Boys are more likely to repeat a school year than girls and less likely to obtain a higher education entry qualification. Girls on the other hand perform poorer in mathematics. Data from the German Federal Statistical Office as well as PISA (Programme for International Student Assessment) seem to be speaking a clear language, and public opinion is therefore often quick to judge. Time and again, we hear about “boys’ underachievement in education” or that “mathematics is not for girls”. “However, boys and girls do not represent two homogeneous groups”, argues Josefine Lühe, educational researcher, who has conducted a study on this subject together with other researchers from the German Institute for International Educational Research (DIPF). Their results show the influence of gender on academic achievement to vary among German primary school students depending on social background. Caution should thus be observed with respect to generalized statements on the link between gender and achievement.
So far there is only little systematic knowledge regarding the reciprocal effects between social background and gender on students’ academic achievement. This gap in research is addressed by Ms. Lühe and her colleagues, Dr. Michael Becker, Dr. Marko Neumann and Professor Dr. Kai Maaz. They analysed data from 3,935 sixth grade students from 87 public primary schools in Berlin. These data had been assessed in the context of the BERLIN study, a long-term monitoring project that evaluates the structural reform of Berlin’s secondary school system. The researchers focused on the outcomes of achievement tests in reading, mathematics and English as a second language and the students’ socioeconomic status (SES, assessed in parent questionnaires). The team then applied statistical regression analyses to determine relationships between variables.
At first glance, the findings confirm common prejudices according to which girls perform better in reading and in English, while boys do better in mathematics. “However, the gender effect is moderated by the socioeconomic status of the boys and girls”, Ms. Lühe points out. This means that gender-related differences in achievement vary according to social background – in all of the three areas assessed.
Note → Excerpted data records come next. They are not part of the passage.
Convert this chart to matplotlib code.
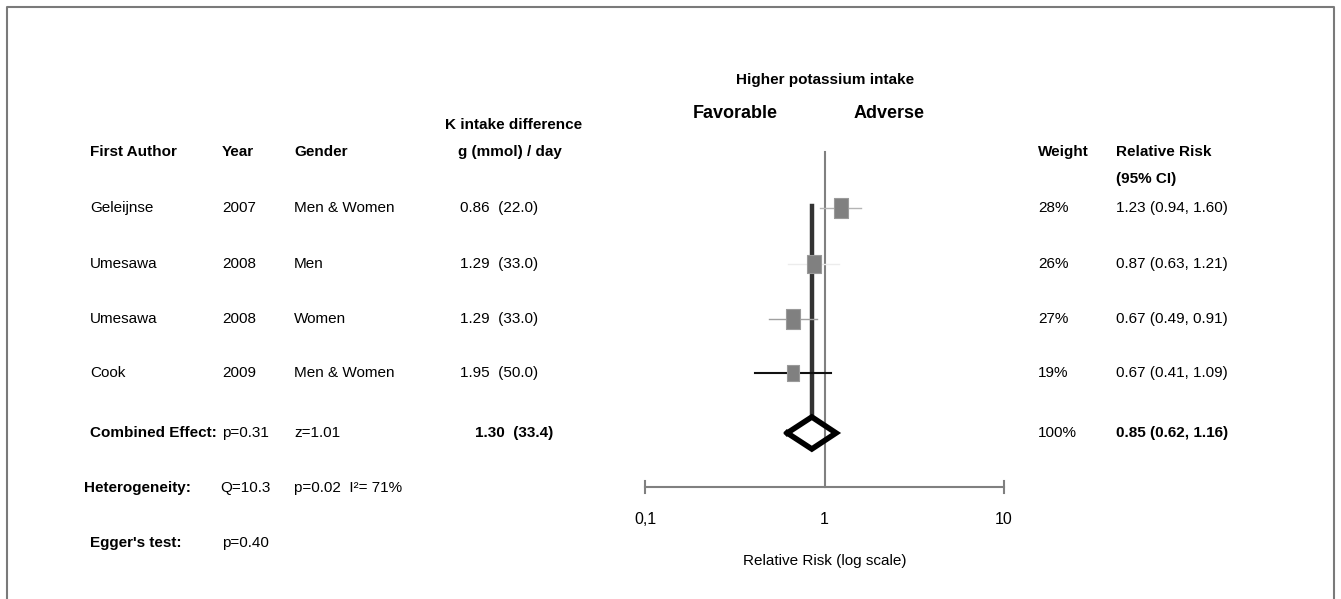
import matplotlib
matplotlib.use("Agg")
import matplotlib.pyplot as plt
import numpy as np

plt.rcParams['font.family'] = ['Liberation Sans Narrow', 'Liberation Sans', 'DejaVu Sans']

# ---- study data -------------------------------------------------------------
authors = ['Geleijnse', 'Umesawa', 'Umesawa', 'Cook']
years = ['2007', '2008', '2008', '2009']
genders = ['Men & Women', 'Men', 'Women', 'Men & Women']
k_diff_g = [0.86, 1.29, 1.29, 1.95]
k_diff_mmol = [22.0, 33.0, 33.0, 50.0]
weights = [28, 26, 27, 19]
rr = [1.23, 0.87, 0.67, 0.67]
ci_lo = [0.94, 0.63, 0.49, 0.41]
ci_hi = [1.60, 1.21, 0.91, 1.09]

# pooled estimate
pooled_rr = 0.85
pooled_lo = 0.62
pooled_hi = 1.16
pooled_g = 1.30
pooled_mmol = 33.4
pooled_p = 0.31
pooled_z = 1.01

# axis ticks
tick_vals = [0.1, 1, 10]
tick_labels = ['0,1', '1', '10']

# ---- layout (pixel rows) ----------------------------------------------------
W, H = 1341, 599
row_y = [208, 264, 319, 373]
comb_y = 433
het_y = 488
egg_y = 543
axis_y = 487
col_author, col_year, col_gender, col_k = 90, 222, 294, 499
col_weight, col_rr = 1038, 1116
ci_colors = ['#b4b4b4', '#ececec', '#a0a0a0', '#111111']
fs = 11

fig = plt.figure(figsize=(W / 100, H / 100), dpi=100)

# text layer in pixel coords
bg = fig.add_axes([0, 0, 1, 1])
bg.set_xlim(0, W)
bg.set_ylim(H, 0)
bg.axis('off')
bg.plot([7, 7, 1334, 1334], [H, 7, 7, H], color='#7a7a7a', lw=1.5)

# forest plot layer, log x
fa = fig.add_axes([645 / W, 0, (1004 - 645) / W, 1])
fa.set_xscale('log')
fa.set_xlim(0.1, 10)
fa.set_ylim(H, 0)
fa.axis('off')
fa.patch.set_alpha(0)

# headers
bold = dict(fontsize=fs, fontweight='bold', va='center')
big = dict(fontsize=13, fontweight='bold', va='center')
bg.text(825, 80, 'Higher potassium intake', ha='center', **bold)
bg.text(735, 113, 'Favorable', ha='center', **big)
bg.text(889, 113, 'Adverse', ha='center', **big)
bg.text(514, 125, 'K intake difference', ha='center', **bold)
bg.text(510, 152, 'g (mmol) / day', ha='center', **bold)
bg.text(col_author, 152, 'First Author', ha='left', **bold)
bg.text(col_year, 152, 'Year', ha='left', **bold)
bg.text(col_gender, 152, 'Gender', ha='left', **bold)
bg.text(col_weight, 152, 'Weight', ha='left', **bold)
bg.text(col_rr, 152, 'Relative Risk', ha='left', **bold)
bg.text(col_rr, 179, '(95% CI)', ha='left', **bold)

# study rows
norm = dict(fontsize=fs, va='center')
for i, y in enumerate(row_y):
    bg.text(col_author, y, authors[i], ha='left', **norm)
    bg.text(col_year, y, years[i], ha='left', **norm)
    bg.text(col_gender, y, genders[i], ha='left', **norm)
    bg.text(col_k, y, f'{k_diff_g[i]:.2f}  ({k_diff_mmol[i]:.1f})', ha='center', **norm)
    bg.text(col_weight, y, f'{weights[i]}%', ha='left', **norm)
    bg.text(col_rr, y, f'{rr[i]:.2f} ({ci_lo[i]:.2f}, {ci_hi[i]:.2f})', ha='left', **norm)

# combined / heterogeneity / egger
bg.text(col_author, comb_y, 'Combined Effect:', ha='left', **bold)
bg.text(col_year, comb_y, f'p={pooled_p:.2f}', ha='left', **norm)
bg.text(col_gender, comb_y, f'z={pooled_z:.2f}', ha='left', **norm)
bg.text(514, comb_y, f'{pooled_g:.2f}  ({pooled_mmol:.1f})', ha='center', **bold)
bg.text(col_weight, comb_y, '100%', ha='left', **norm)
bg.text(col_rr, comb_y, f'{pooled_rr:.2f} ({pooled_lo:.2f}, {pooled_hi:.2f})', ha='left', **bold)

bg.text(col_author - 6, het_y, 'Heterogeneity:', ha='left', **bold)
bg.text(col_year - 2, het_y, 'Q=10.3', ha='left', **norm)
bg.text(col_gender, het_y, 'p=0.02  I\u00b2= 71%', ha='left', **norm)

bg.text(col_author, egg_y, "Egger's test:", ha='left', **bold)
bg.text(col_year, egg_y, 'p=0.40', ha='left', **norm)

# reference line at RR = 1
fa.plot([1, 1], [152, axis_y], color='#808080', lw=1.5, zorder=1)
# pooled estimate line
fa.plot([pooled_rr, pooled_rr], [206, comb_y - 16], color='#333333', lw=3.2, zorder=2)

# confidence intervals and weighted boxes
box = [(-0.36, -0.5), (0.36, -0.5), (0.36, 0.5), (-0.36, 0.5), (-0.36, -0.5)]
for i, y in enumerate(row_y):
    fa.plot([ci_lo[i], ci_hi[i]], [y, y], color=ci_colors[i],
            lw=1.5 if i == 3 else 1.0, zorder=3)
    size_pt = 3.7 * np.sqrt(weights[i]) * 0.72
    fa.plot(rr[i], y, marker=box, markersize=size_pt, color='#808080',
            markeredgecolor='#9a9a9a', markeredgewidth=0.8, zorder=4)

# pooled diamond
dx = [pooled_lo, pooled_rr, pooled_hi, pooled_rr, pooled_lo]
dy = [comb_y, comb_y - 16, comb_y, comb_y + 16, comb_y]
fa.plot(dx, dy, color='black', lw=4, solid_joinstyle='miter', zorder=5)

# x axis
fa.plot([0.1, 10], [axis_y, axis_y], color='#808080', lw=1.5, clip_on=False)
for v in [tick_vals[0], tick_vals[-1]]:
    fa.plot([v, v], [axis_y - 6, axis_y + 6], color='#808080', lw=1.5, clip_on=False)
for v, lab in zip(tick_vals, tick_labels):
    fa.text(v, 519, lab, ha='center', va='center', fontsize=fs + 0.5, clip_on=False)
fa.text(1, 561, 'Relative Risk (log scale)', ha='center', va='center', fontsize=fs)

fig.savefig('out.png', dpi=100)
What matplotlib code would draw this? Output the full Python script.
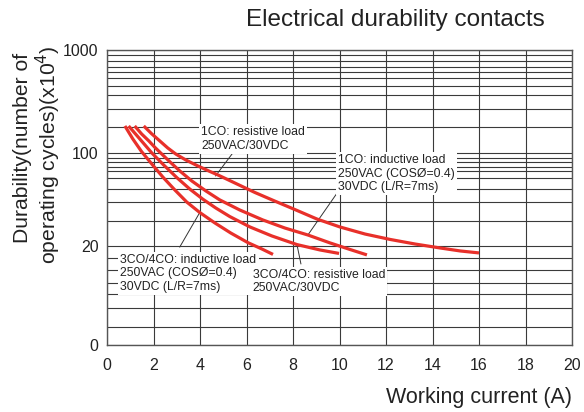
import numpy as np
import matplotlib.pyplot as plt
from matplotlib.scale import FuncScale

plt.rcParams['font.family'] = ['Liberation Sans', 'DejaVu Sans']

# durability curves, x = working current (A), y = durability (x10^4)
x_3co_ind = [0.77, 1.11, 1.49, 1.93, 2.40, 2.92, 3.43, 3.99, 4.64, 5.33, 6.06, 6.66, 7.14]
y_3co_ind = [183, 137, 103, 82.6, 66.0, 52.7, 42.8, 35.7, 29.8, 25.0, 21.2, 19.4, 18.3]
x_3co_res = [0.93, 1.41, 1.93, 2.44, 3.00, 3.56, 4.12, 4.68, 5.28, 6.15, 7.09, 8.17, 9.16, 9.98]
y_3co_res = [183, 137, 100, 81.2, 65.4, 53.6, 45.0, 38.6, 33.3, 27.8, 23.8, 20.5, 19.2, 18.5]
x_1co_ind = [1.19, 1.49, 1.80, 2.05, 2.31, 2.71, 3.13, 3.65, 4.25, 4.85, 5.71, 6.70, 7.65,
             8.64, 9.59, 10.45, 11.18]
y_1co_ind = [183, 153, 131, 114, 100, 85.7, 73.3, 61.6, 51.9, 44.4, 37.3, 31.4, 27.3,
             24.2, 21.1, 19.3, 18.2]
x_1co_res = [1.58, 1.93, 2.27, 2.61, 2.96, 3.39, 3.91, 4.42, 4.77, 5.50, 6.36, 7.22, 8.08,
             9.03, 10.02, 11.10, 12.18, 13.25, 14.33, 15.19, 16.0]
y_1co_res = [183, 153, 131, 112, 98.2, 88.6, 79.9, 72.7, 68.4, 59.5, 50.5, 43.5, 37.6,
             31.9, 27.8, 24.6, 22.4, 20.7, 19.6, 19.0, 18.6]

x_ticks = [0, 2, 4, 6, 8, 10, 12, 14, 16, 18, 20]
y_ticks = [0, 20, 100, 1000]
y_grid = [3.6, 7.5, 10.3, 12.5, 15.2, 17.6,
          31, 43, 54, 65, 73, 79, 86, 92,
          180, 265, 365, 445, 535, 610, 680, 780, 890]


# piecewise axis: 0-20 linear, 20-100 and 100-1000 logarithmic
def fwd(v):
    v = np.asarray(v, dtype=float)
    vs = np.maximum(v, 1e-9)
    lo = v / 20 * 99
    mid = 99 + 93 * np.log(vs / 20) / np.log(5)
    hi = 192 + 103 * np.log10(vs / 100)
    return np.where(v <= 20, lo, np.where(v <= 100, mid, hi))


def inv(p):
    p = np.asarray(p, dtype=float)
    lo = p / 99 * 20
    mid = 20 * 5 ** ((p - 99) / 93)
    hi = 100 * 10 ** ((p - 192) / 103)
    return np.where(p <= 99, lo, np.where(p <= 192, mid, hi))


fig = plt.figure(figsize=(5.84, 4.12), dpi=100)
ax = fig.add_axes([107 / 584, 1 - 345 / 412, 465 / 584, 295 / 412])
ax.set_yscale(FuncScale(ax, (fwd, inv)))
ax.set_xlim(0, 20)
ax.set_ylim(0, 1000)

gcol = '#3a3a3a'
for g in y_grid + y_ticks:
    ax.axhline(g, color=gcol, lw=0.8, zorder=1)
for g in x_ticks:
    ax.axvline(g, color=gcol, lw=0.8, zorder=1)

red = '#e8302a'
for xs, ys in [(x_3co_ind, y_3co_ind), (x_3co_res, y_3co_res),
               (x_1co_ind, y_1co_ind), (x_1co_res, y_1co_res)]:
    ax.plot(xs, ys, color=red, lw=2.3, solid_capstyle='butt',
            solid_joinstyle='round', zorder=3)

ax.set_xticks(x_ticks)
ax.set_yticks(y_ticks)
ax.set_yticklabels([str(t) for t in y_ticks])
ax.yaxis.set_minor_locator(plt.NullLocator())
ax.tick_params(length=0, labelsize=11.5, colors='#222222')
ax.tick_params(axis='x', pad=9)
ax.tick_params(axis='y', pad=6)
for s in ax.spines.values():
    s.set_color('#555555')
    s.set_linewidth(1.0)

tkw = dict(fontsize=8.8, color='#222222', va='top', ha='left', zorder=4,
           linespacing=1.15,
           bbox=dict(facecolor='white', edgecolor='none', pad=1.5))
ax.text(4.05, 182, '1CO: resistive load\n250VAC/30VDC', **tkw)
ax.text(9.95, 98, '1CO: inductive load\n250VAC (COSØ=0.4)\n30VDC (L/R=7ms)', **tkw)
ax.text(0.58, 18.4, '3CO/4CO: inductive load\n250VAC (COSØ=0.4)\n30VDC (L/R=7ms)', **tkw)
ax.text(6.27, 15.4, '3CO/4CO: resistive load\n250VAC/30VDC', **tkw)

lkw = dict(color='#333333', lw=0.7, zorder=2)
ax.plot([5.41, 4.67], [100, 67.3], **lkw)
ax.plot([9.93, 8.64], [51, 24.2], **lkw)
ax.plot([3.13, 3.99], [19.8, 35.7], **lkw)
ax.plot([8.34, 8.17], [16.4, 20.5], **lkw)

fig.text(0.677, 0.951, 'Electrical durability contacts', fontsize=17.5,
         ha='center', va='center', color='#222222')
fig.text(0.98, 0.035, 'Working current (A)', fontsize=15.5,
         ha='right', va='center', color='#222222')
fig.text(0.038, 0.641, 'Durability(number of', fontsize=15.2, rotation=90,
         ha='center', va='center', color='#222222')
fig.text(0.083, 0.624, 'operating cycles)(x10$^4$)', fontsize=15.2,
         rotation=90, ha='center', va='center', color='#222222')

fig.savefig('out.png', dpi=100)
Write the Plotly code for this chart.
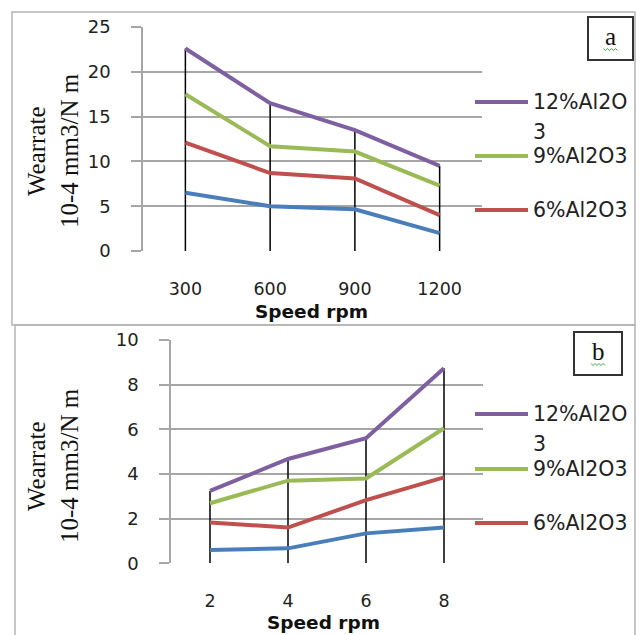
import plotly.graph_objects as go

W, H = 641, 635

# ---------------- data ----------------
speed_a = ["300", "600", "900", "1200"]
a_12 = [22.6, 16.5, 13.5, 9.5]
a_9 = [17.5, 11.7, 11.1, 7.3]
a_6 = [12.1, 8.7, 8.1, 4.0]
a_3 = [6.5, 5.0, 4.65, 2.0]

speed_b = ["2", "4", "6", "8"]
b_12 = [3.24, 4.67, 5.6, 8.73]
b_9 = [2.69, 3.7, 3.8, 6.05]
b_6 = [1.83, 1.6, 2.83, 3.85]
b_3 = [0.6, 0.67, 1.34, 1.6]

series_names = ["12%Al2O3", "9%Al2O3", "6%Al2O3", "3%Al2O3"]
# legend text as it wraps in the original (first entry broken over two lines)
legend_lines = [["12%Al2O", "3"], ["9%Al2O3"], ["6%Al2O3"]]
colors = ["#7E60A1", "#99BA55", "#C0504D", "#4A7EBB"]

y_title_l1 = "Wearrate"
y_title_l2 = "10-4 mm3/N m"
x_title = "Speed rpm"
panel_labels = ["a", "b"]


def px(x):
    return x / W


def py(y):
    return 1 - y / H


fig = go.Figure()


def add_panel(cats, series, xa, ya):
    top = series[0]
    dx, dy = [], []
    for c, v in zip(cats, top):
        dx += [c, c, None]
        dy += [0, v, None]
    fig.add_trace(go.Scatter(x=dx, y=dy, mode="lines", xaxis=xa, yaxis=ya,
                             line=dict(color="black", width=1.5),
                             showlegend=False, hoverinfo="skip"))
    for vals, name, col in reversed(list(zip(series, series_names, colors))):
        fig.add_trace(go.Scatter(x=cats, y=vals, mode="lines", name=name,
                                 xaxis=xa, yaxis=ya,
                                 line=dict(color=col, width=4),
                                 showlegend=False))


add_panel(speed_a, [a_12, a_9, a_6, a_3], "x", "y")
add_panel(speed_b, [b_12, b_9, b_6, b_3], "x2", "y2")

grid = "#a6a6a6"
ytickfont = dict(family="DejaVu Sans", size=18, color="#222222")
xtickfont = dict(family="DejaVu Sans", size=17.5, color="#222222")

common_x = dict(type="category", range=[-0.5, 3.5], showgrid=False,
                showline=False, ticks="", tickfont=xtickfont,
                ticklabelstandoff=25, zeroline=False, automargin=False)
common_y = dict(showgrid=True, gridcolor=grid, gridwidth=1.5, showline=True,
                linecolor=grid, linewidth=1.5, ticks="outside", ticklen=10,
                tickcolor=grid, tickwidth=1.5, tickfont=ytickfont,
                ticklabelstandoff=17, zeroline=False, automargin=False)

fig.update_layout(
    width=W, height=H,
    margin=dict(l=0, r=0, t=0, b=0, autoexpand=False),
    showlegend=False,
    paper_bgcolor="white", plot_bgcolor="white",
    xaxis=dict(domain=[px(143), px(482)], anchor="y", **common_x),
    yaxis=dict(domain=[py(251), py(27)], anchor="x", range=[0, 25], dtick=5, **common_y),
    xaxis2=dict(domain=[px(171), px(483)], anchor="y2", **common_x),
    yaxis2=dict(domain=[py(563.3), py(340)], anchor="x2", range=[0, 10], dtick=2, **common_y),
)

shapes = []
annotations = []

# panel frames
frame = dict(type="rect", xref="paper", yref="paper",
             line=dict(color="#b4b4b4", width=1.5), fillcolor="rgba(0,0,0,0)", layer="below")
shapes.append(dict(x0=px(12), x1=px(635), y0=py(325), y1=py(12), **frame))
shapes.append(dict(x0=px(15), x1=px(635), y0=py(645), y1=py(325), **frame))

# panel label boxes
for (x0, x1, y0, y1), lab in zip([(588, 633, 17, 60), (574, 622, 332, 375)], panel_labels):
    shapes.append(dict(type="rect", xref="paper", yref="paper",
                       x0=px(x0), x1=px(x1), y0=py(y1), y1=py(y0),
                       line=dict(color="#333333", width=2)))
    cx = (x0 + x1) / 2
    cy = (y0 + y1) / 2 - 2
    annotations.append(dict(text=lab, xref="paper", yref="paper", x=px(cx), y=py(cy),
                            showarrow=False, xanchor="center", yanchor="middle",
                            font=dict(family="Liberation Serif", size=25, color="#111111")))
    sx = cx - 7
    sy = cy + 12
    path = f"M{px(sx)},{py(sy)}"
    for k in range(1, 8):
        path += f" L{px(sx + 2 * k)},{py(sy + (2 if k % 2 else 0))}"
    shapes.append(dict(type="path", xref="paper", yref="paper", path=path,
                       line=dict(color="#3cb043", width=1)))

# legends (keys + labels); rows give y of first text line
legend_rows = {
    "a": [102, 156, 210],
    "b": [414, 469, 523],
}
for rows in legend_rows.values():
    for ry, lines, col in zip(rows, legend_lines, colors):
        shapes.append(dict(type="line", xref="paper", yref="paper",
                           x0=px(475), x1=px(528), y0=py(ry), y1=py(ry),
                           line=dict(color=col, width=4)))
        for k, t in enumerate(lines):
            annotations.append(dict(text=t, xref="paper", yref="paper", x=px(531),
                                    y=py(ry + 30 * k), showarrow=False,
                                    xanchor="left", yanchor="middle", align="left",
                                    font=dict(family="DejaVu Sans", size=20.5, color="#222222")))

# y axis titles (two lines, rotated)
for cy in [151, 466]:
    annotations.append(dict(text=y_title_l1, xref="paper", yref="paper", x=px(36), y=py(cy),
                            showarrow=False, textangle=-90, xanchor="center", yanchor="middle",
                            font=dict(family="Liberation Serif", size=25, color="#111111")))
    annotations.append(dict(text=y_title_l2, xref="paper", yref="paper", x=px(69), y=py(cy),
                            showarrow=False, textangle=-90, xanchor="center", yanchor="middle",
                            font=dict(family="Liberation Serif", size=25, color="#111111")))

# x axis titles
annotations.append(dict(text=f"<b>{x_title}</b>", xref="paper", yref="paper", x=px(311), y=py(311),
                        showarrow=False, xanchor="center", yanchor="middle",
                        font=dict(family="DejaVu Sans", size=18.5, color="#111111")))
annotations.append(dict(text=f"<b>{x_title}</b>", xref="paper", yref="paper", x=px(323), y=py(622),
                        showarrow=False, xanchor="center", yanchor="middle",
                        font=dict(family="DejaVu Sans", size=18.5, color="#111111")))

fig.update_layout(shapes=shapes, annotations=annotations)
fig.write_html("out.html")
And: the relationship between social background and achievement is stronger for boys than for girls. Their level of achievement rises more strongly given a higher socioeconomic status and decreases more recognisably given a lower socioeconomic status.
So far, the analyses do not allow for any further explanations of these effects. However, the researchers indicate that social stereotypes may come into effect. For example, the idea that academically oriented behaviour is “not masculine” may be more common in lower-SES families. The analyses would need to be further enhanced by including rural areas or children from other age groups, education systems and federal states in order to determine such hypotheses. One practical implication can, however, be determined now, says Ms. Lühe: “The findings of our study suggest that it would be better to refrain from endorsing stereotypical ideas concerning boys’ and girls’ achievement when it comes to developing and implementing educational measures to foster children’s interest and achievement.”